Rows from a dataset of charts and code:
________

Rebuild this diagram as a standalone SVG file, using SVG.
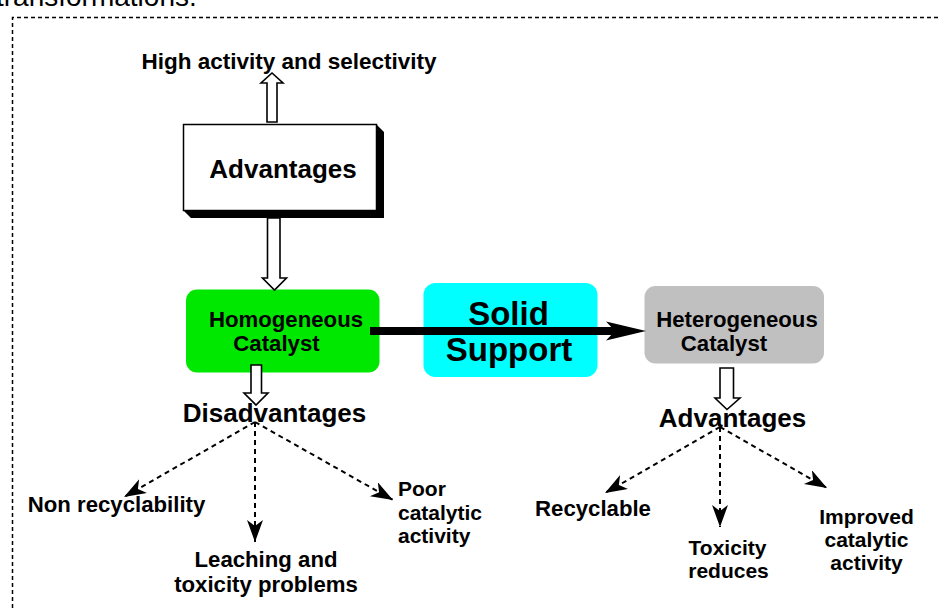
<svg xmlns="http://www.w3.org/2000/svg" width="941" height="608" viewBox="0 0 941 608">
<defs>
<style>
text{font-family:"Liberation Sans",Arial,Helvetica,sans-serif;font-weight:bold;fill:#000}
.lbl{font-size:22.2px}
.ml{font-size:21px}
.big{font-size:26px}
.hollow{fill:#fff;stroke:#000;stroke-width:1.6;stroke-linejoin:miter}
.dash{fill:none;stroke:#000;stroke-width:2;stroke-dasharray:5 4}
</style>
<marker id="ah" markerWidth="24" markerHeight="18" refX="22" refY="8" orient="auto" markerUnits="userSpaceOnUse">
<path d="M0,0 L22,8 L0,16 L6,8 z" fill="#000"/>
</marker>
</defs>
<rect width="941" height="608" fill="#fff"/>
<text x="-4" y="6" style="font-weight:normal;font-size:28px">transformations.</text>
<path d="M12.5,608 V17.5 H941" fill="none" stroke="#000" stroke-width="1.5" stroke-dasharray="4 3"/>

<g id="high-activity"><text x="289" y="69" text-anchor="middle" style="font-size:22.5px">High activity and selectivity</text></g>

<g id="advantages-box">
<polygon points="377,125 384,132 384,218 191,218 184,211 377,211" fill="#000"/>
<rect x="183.5" y="124.5" width="193" height="86" fill="#fff" stroke="#000" stroke-width="1.5"/>
<text x="283" y="178" text-anchor="middle" style="font-size:26px">Advantages</text>
</g>

<g id="homogeneous">
<rect x="186" y="289.5" width="193.5" height="83" rx="11" fill="#00e800"/>
<text x="286" y="327" text-anchor="middle" class="lbl">Homogeneous</text>
<text x="276.5" y="351" text-anchor="middle" class="lbl">Catalyst</text>
</g>

<g id="solid-support">
<rect x="423.5" y="283" width="174" height="94" rx="12" fill="#00ffff"/>
<text x="508.5" y="325" text-anchor="middle" style="font-size:33px">Solid</text>
<text x="509" y="361" text-anchor="middle" style="font-size:33px">Support</text>
</g>

<g id="heterogeneous">
<rect x="644.5" y="286" width="179.5" height="77.5" rx="11" fill="#c0c0c0"/>
<text x="737" y="327" text-anchor="middle" class="lbl">Heterogeneous</text>
<text x="724" y="351" text-anchor="middle" class="lbl">Catalyst</text>
</g>

<g id="disadvantages">
<text x="274.5" y="421.5" text-anchor="middle" class="big">Disadvantages</text>
</g>
<g id="advantages-right">
<text x="732.5" y="426.5" text-anchor="middle" class="big">Advantages</text>
</g>

<g id="non-recyclability"><text x="116.5" y="511.5" text-anchor="middle" class="lbl">Non recyclability</text></g>
<g id="leaching"><text x="266" y="566.5" text-anchor="middle" class="lbl">Leaching and</text><text x="266" y="591.5" text-anchor="middle" class="lbl">toxicity problems</text></g>
<g id="poor"><text x="398" y="496" class="ml">Poor</text><text x="398" y="519.5" class="ml">catalytic</text><text x="398" y="542.5" class="ml">activity</text></g>

<g id="recyclable"><text x="593" y="516" text-anchor="middle" class="lbl">Recyclable</text></g>
<g id="toxicity"><text x="727.5" y="554.5" text-anchor="middle" class="ml">Toxicity</text><text x="728.5" y="577.5" text-anchor="middle" class="ml">reduces</text></g>
<g id="improved"><text x="866.5" y="523.5" text-anchor="middle" class="ml">Improved</text><text x="866.5" y="546.5" text-anchor="middle" class="ml">catalytic</text><text x="866.5" y="570" text-anchor="middle" class="ml">activity</text></g>

<g id="connectors">
<polygon class="hollow" points="267,122 267,83 261,83 272,73 283,83 277,83 277,122"/>
<polygon class="hollow" points="267.5,218 267.5,278 262.5,278 274.5,290 286.5,278 280,278 280,218"/>
<polygon class="hollow" points="251,365 251,393 244,393 256,405 268,393 261.5,393 261.5,365"/>
<polygon class="hollow" points="720,368 720,398 715,398 727,409.5 740,398 733.5,398 733.5,368"/>
<line x1="370" y1="331" x2="616" y2="331" stroke="#000" stroke-width="8"/>
<path d="M646,331 L606,321.5 L615,331 L606,340.5 z" fill="#000"/>
<line class="dash" x1="255" y1="422" x2="124" y2="497" marker-end="url(#ah)"/>
<line class="dash" x1="255" y1="422" x2="255" y2="542" marker-end="url(#ah)"/>
<line class="dash" x1="255" y1="422" x2="393" y2="500" marker-end="url(#ah)"/>
<line class="dash" x1="720" y1="427" x2="605" y2="493" marker-end="url(#ah)"/>
<line class="dash" x1="720" y1="427" x2="720" y2="527" marker-end="url(#ah)"/>
<line class="dash" x1="720" y1="427" x2="827" y2="488" marker-end="url(#ah)"/>
</g>
</svg>
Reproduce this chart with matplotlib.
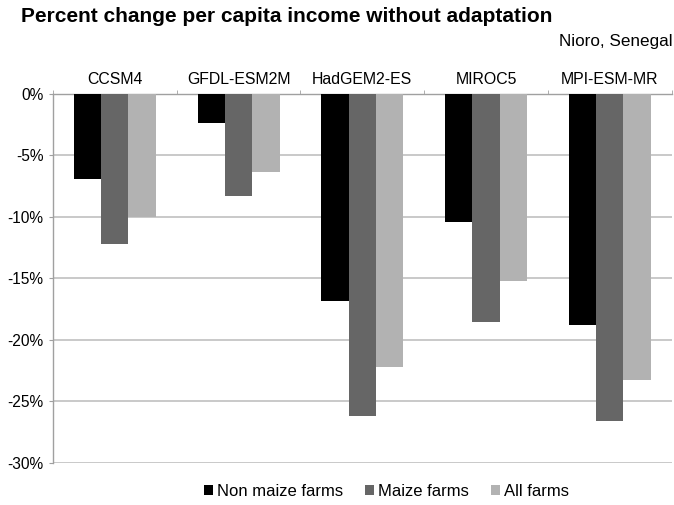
import numpy as np
import matplotlib
matplotlib.use('Agg')
import matplotlib.pyplot as plt
from matplotlib.ticker import FixedLocator

plt.rcParams['font.family'] = ['Liberation Sans', 'DejaVu Sans']

models = ['CCSM4', 'GFDL-ESM2M', 'HadGEM2-ES', 'MIROC5', 'MPI-ESM-MR']
series_names = ['Non maize farms', 'Maize farms', 'All farms']
non_maize = [-6.9, -2.4, -16.9, -10.4, -18.8]
maize = [-12.2, -8.3, -26.2, -18.6, -26.6]
all_farms = [-10.0, -6.4, -22.2, -15.2, -23.3]
colors = ['#000000', '#666666', '#b2b2b2']

fig = plt.figure(figsize=(6.74, 5.05), dpi=100)
ax = fig.add_axes([0.0786, 0.0841, 0.9177, 0.7304])

x = np.arange(len(models))
w = 0.221
for i, (vals, name, c) in enumerate(zip([non_maize, maize, all_farms], series_names, colors)):
    ax.bar(x + (i - 1) * w, vals, width=w, color=c, label=name, zorder=3)

ax.set_xlim(-0.5, len(models) - 0.5)
ax.set_ylim(-30, 0)
ax.set_yticks(np.arange(-30, 1, 5))
ax.set_yticklabels([f'{v}%' for v in range(-30, 1, 5)], fontsize=11.2)
ax.yaxis.grid(True, color='#c0c0c0', linewidth=1.2, zorder=0)
ax.set_axisbelow(True)

ax.xaxis.tick_top()
ax.set_xticks(x)
ax.set_xticklabels(models, fontsize=11.4)
ax.xaxis.set_minor_locator(FixedLocator(np.arange(-0.5, len(models), 1.0)))
ax.tick_params(axis='x', which='major', length=0, pad=5)
ax.tick_params(axis='x', which='minor', length=3, color='#a0a0a0', direction='out', top=True, bottom=False)
ax.tick_params(axis='y', length=3, color='#a0a0a0', pad=4)

for s in ['right', 'bottom']:
    ax.spines[s].set_visible(False)
for s in ['left', 'top']:
    ax.spines[s].set_color('#a0a0a0')
    ax.spines[s].set_linewidth(1.0)

fig.text(0.031, 0.968, 'Percent change per capita income without adaptation',
         fontsize=15, fontweight='bold', va='center', ha='left')
fig.text(0.998, 0.917, 'Nioro, Senegal', fontsize=12.3, va='center', ha='right')

fig.legend(loc='center', bbox_to_anchor=(0.573, 0.026), ncol=3, frameon=False,
           fontsize=12, handlelength=0.55, handleheight=0.55, handletextpad=0.25,
           columnspacing=1.3)

fig.savefig('out.png', dpi=100)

________

▶ **Stated task**: None of the pictures should appear; repeat the records exactly otherwise.

▶ **Result**:
Rebuild this diagram as a standalone SVG file, using SVG.
<svg xmlns="http://www.w3.org/2000/svg" width="941" height="608" viewBox="0 0 941 608">
<defs>
<style>
text{font-family:"Liberation Sans",Arial,Helvetica,sans-serif;font-weight:bold;fill:#000}
.lbl{font-size:22.2px}
.ml{font-size:21px}
.big{font-size:26px}
.hollow{fill:#fff;stroke:#000;stroke-width:1.6;stroke-linejoin:miter}
.dash{fill:none;stroke:#000;stroke-width:2;stroke-dasharray:5 4}
</style>
<marker id="ah" markerWidth="24" markerHeight="18" refX="22" refY="8" orient="auto" markerUnits="userSpaceOnUse">
<path d="M0,0 L22,8 L0,16 L6,8 z" fill="#000"/>
</marker>
</defs>
<rect width="941" height="608" fill="#fff"/>
<text x="-4" y="6" style="font-weight:normal;font-size:28px">transformations.</text>
<path d="M12.5,608 V17.5 H941" fill="none" stroke="#000" stroke-width="1.5" stroke-dasharray="4 3"/>

<g id="high-activity"><text x="289" y="69" text-anchor="middle" style="font-size:22.5px">High activity and selectivity</text></g>

<g id="advantages-box">
<polygon points="377,125 384,132 384,218 191,218 184,211 377,211" fill="#000"/>
<rect x="183.5" y="124.5" width="193" height="86" fill="#fff" stroke="#000" stroke-width="1.5"/>
<text x="283" y="178" text-anchor="middle" style="font-size:26px">Advantages</text>
</g>

<g id="homogeneous">
<rect x="186" y="289.5" width="193.5" height="83" rx="11" fill="#00e800"/>
<text x="286" y="327" text-anchor="middle" class="lbl">Homogeneous</text>
<text x="276.5" y="351" text-anchor="middle" class="lbl">Catalyst</text>
</g>

<g id="solid-support">
<rect x="423.5" y="283" width="174" height="94" rx="12" fill="#00ffff"/>
<text x="508.5" y="325" text-anchor="middle" style="font-size:33px">Solid</text>
<text x="509" y="361" text-anchor="middle" style="font-size:33px">Support</text>
</g>

<g id="heterogeneous">
<rect x="644.5" y="286" width="179.5" height="77.5" rx="11" fill="#c0c0c0"/>
<text x="737" y="327" text-anchor="middle" class="lbl">Heterogeneous</text>
<text x="724" y="351" text-anchor="middle" class="lbl">Catalyst</text>
</g>

<g id="disadvantages">
<text x="274.5" y="421.5" text-anchor="middle" class="big">Disadvantages</text>
</g>
<g id="advantages-right">
<text x="732.5" y="426.5" text-anchor="middle" class="big">Advantages</text>
</g>

<g id="non-recyclability"><text x="116.5" y="511.5" text-anchor="middle" class="lbl">Non recyclability</text></g>
<g id="leaching"><text x="266" y="566.5" text-anchor="middle" class="lbl">Leaching and</text><text x="266" y="591.5" text-anchor="middle" class="lbl">toxicity problems</text></g>
<g id="poor"><text x="398" y="496" class="ml">Poor</text><text x="398" y="519.5" class="ml">catalytic</text><text x="398" y="542.5" class="ml">activity</text></g>

<g id="recyclable"><text x="593" y="516" text-anchor="middle" class="lbl">Recyclable</text></g>
<g id="toxicity"><text x="727.5" y="554.5" text-anchor="middle" class="ml">Toxicity</text><text x="728.5" y="577.5" text-anchor="middle" class="ml">reduces</text></g>
<g id="improved"><text x="866.5" y="523.5" text-anchor="middle" class="ml">Improved</text><text x="866.5" y="546.5" text-anchor="middle" class="ml">catalytic</text><text x="866.5" y="570" text-anchor="middle" class="ml">activity</text></g>

<g id="connectors">
<polygon class="hollow" points="267,122 267,83 261,83 272,73 283,83 277,83 277,122"/>
<polygon class="hollow" points="267.5,218 267.5,278 262.5,278 274.5,290 286.5,278 280,278 280,218"/>
<polygon class="hollow" points="251,365 251,393 244,393 256,405 268,393 261.5,393 261.5,365"/>
<polygon class="hollow" points="720,368 720,398 715,398 727,409.5 740,398 733.5,398 733.5,368"/>
<line x1="370" y1="331" x2="616" y2="331" stroke="#000" stroke-width="8"/>
<path d="M646,331 L606,321.5 L615,331 L606,340.5 z" fill="#000"/>
<line class="dash" x1="255" y1="422" x2="124" y2="497" marker-end="url(#ah)"/>
<line class="dash" x1="255" y1="422" x2="255" y2="542" marker-end="url(#ah)"/>
<line class="dash" x1="255" y1="422" x2="393" y2="500" marker-end="url(#ah)"/>
<line class="dash" x1="720" y1="427" x2="605" y2="493" marker-end="url(#ah)"/>
<line class="dash" x1="720" y1="427" x2="720" y2="527" marker-end="url(#ah)"/>
<line class="dash" x1="720" y1="427" x2="827" y2="488" marker-end="url(#ah)"/>
</g>
</svg>
Reproduce this chart with matplotlib.
import numpy as np
import matplotlib
matplotlib.use('Agg')
import matplotlib.pyplot as plt
from matplotlib.ticker import FixedLocator

plt.rcParams['font.family'] = ['Liberation Sans', 'DejaVu Sans']

models = ['CCSM4', 'GFDL-ESM2M', 'HadGEM2-ES', 'MIROC5', 'MPI-ESM-MR']
series_names = ['Non maize farms', 'Maize farms', 'All farms']
non_maize = [-6.9, -2.4, -16.9, -10.4, -18.8]
maize = [-12.2, -8.3, -26.2, -18.6, -26.6]
all_farms = [-10.0, -6.4, -22.2, -15.2, -23.3]
colors = ['#000000', '#666666', '#b2b2b2']

fig = plt.figure(figsize=(6.74, 5.05), dpi=100)
ax = fig.add_axes([0.0786, 0.0841, 0.9177, 0.7304])

x = np.arange(len(models))
w = 0.221
for i, (vals, name, c) in enumerate(zip([non_maize, maize, all_farms], series_names, colors)):
    ax.bar(x + (i - 1) * w, vals, width=w, color=c, label=name, zorder=3)

ax.set_xlim(-0.5, len(models) - 0.5)
ax.set_ylim(-30, 0)
ax.set_yticks(np.arange(-30, 1, 5))
ax.set_yticklabels([f'{v}%' for v in range(-30, 1, 5)], fontsize=11.2)
ax.yaxis.grid(True, color='#c0c0c0', linewidth=1.2, zorder=0)
ax.set_axisbelow(True)

ax.xaxis.tick_top()
ax.set_xticks(x)
ax.set_xticklabels(models, fontsize=11.4)
ax.xaxis.set_minor_locator(FixedLocator(np.arange(-0.5, len(models), 1.0)))
ax.tick_params(axis='x', which='major', length=0, pad=5)
ax.tick_params(axis='x', which='minor', length=3, color='#a0a0a0', direction='out', top=True, bottom=False)
ax.tick_params(axis='y', length=3, color='#a0a0a0', pad=4)

for s in ['right', 'bottom']:
    ax.spines[s].set_visible(False)
for s in ['left', 'top']:
    ax.spines[s].set_color('#a0a0a0')
    ax.spines[s].set_linewidth(1.0)

fig.text(0.031, 0.968, 'Percent change per capita income without adaptation',
         fontsize=15, fontweight='bold', va='center', ha='left')
fig.text(0.998, 0.917, 'Nioro, Senegal', fontsize=12.3, va='center', ha='right')

fig.legend(loc='center', bbox_to_anchor=(0.573, 0.026), ncol=3, frameon=False,
           fontsize=12, handlelength=0.55, handleheight=0.55, handletextpad=0.25,
           columnspacing=1.3)

fig.savefig('out.png', dpi=100)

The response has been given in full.